Say you're a defensive coordinator and you don't play real good defense and you lose the game. When you're driving in your car going home, you're thinking, "That dude's going to fire me." Right now I drive in my car and hit myself in the head, but I'm not thinking the head coach is going to fire me because I'm not going to fire myself.

Q: Will there be a piece of advice you give your son Jacob before he begins preseason practice?

Huesman: I think his mom raised him pretty good [laughs], and we trust him, obviously, to do the right things when he's in the dorm, when he's on campus and going to class.

I would say my piece of advice is probably the same advice I gave any kid that I recruited and got to know really well: It's a lot harder than high school. Your practices may not be as long, but the competition and the level that you're going against is so much different. Sometimes they don't realize that because they're the star.

I hope he realizes and I'll make sure he knows what kind of commitment and effort he has to put in in the summertime to get himself ready to compete.

Q: What was it like growing up in Cincinnati in the 1970s during the Reds' "Big Red Machine" years?

Huesman: Now you can watch every game on TV, but then you might see them once a month. I remember sitting in the driveway and my dad opening the garage door and sitting in his chair with the Reds game on every night. Every night it was on the radio, [my parents] would sit out there in the driveway and I'd shoot hoops or throw the baseball or run around.

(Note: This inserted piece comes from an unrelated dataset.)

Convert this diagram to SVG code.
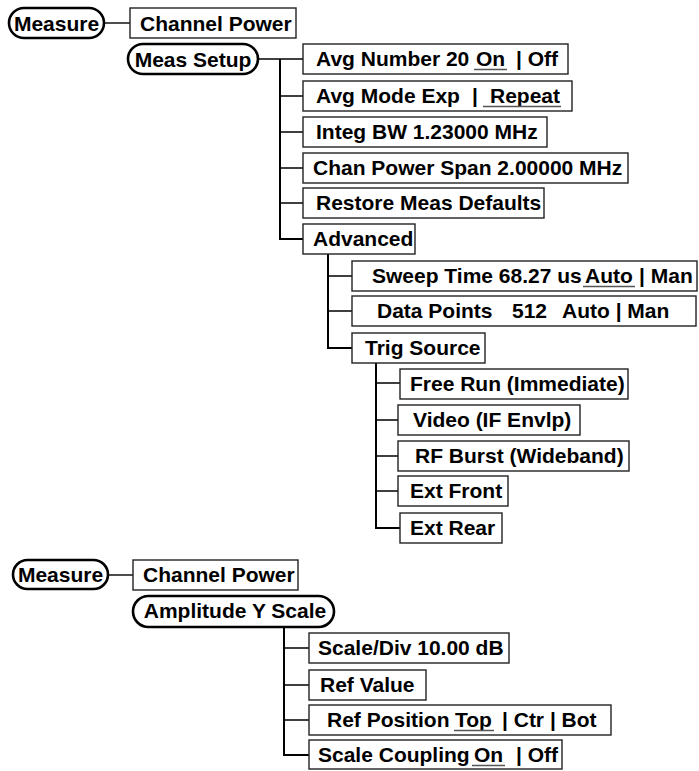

Or I'd pull in from somewhere and they're be out there sitting and listening to the Reds game. It was every night and I'm sure there were people sitting in chairs throughout Cincinnati, just like they were.

It was pretty neat.

Q: Are you a Cincinnati Bengals fan, too? If so, how hard has that been?

Huesman: Oh, yeah, I loved the Bengals. But it hasn't been too hard [seeing them lose so often].

I'll be honest with you, and I hate to say this, but as long as [the Mocs are] winning I couldn't care less who else is winning or losing. As long as we're winning, whatever else that happens out there doesn't really matter.

At the end of the day, UTC is what I'm about.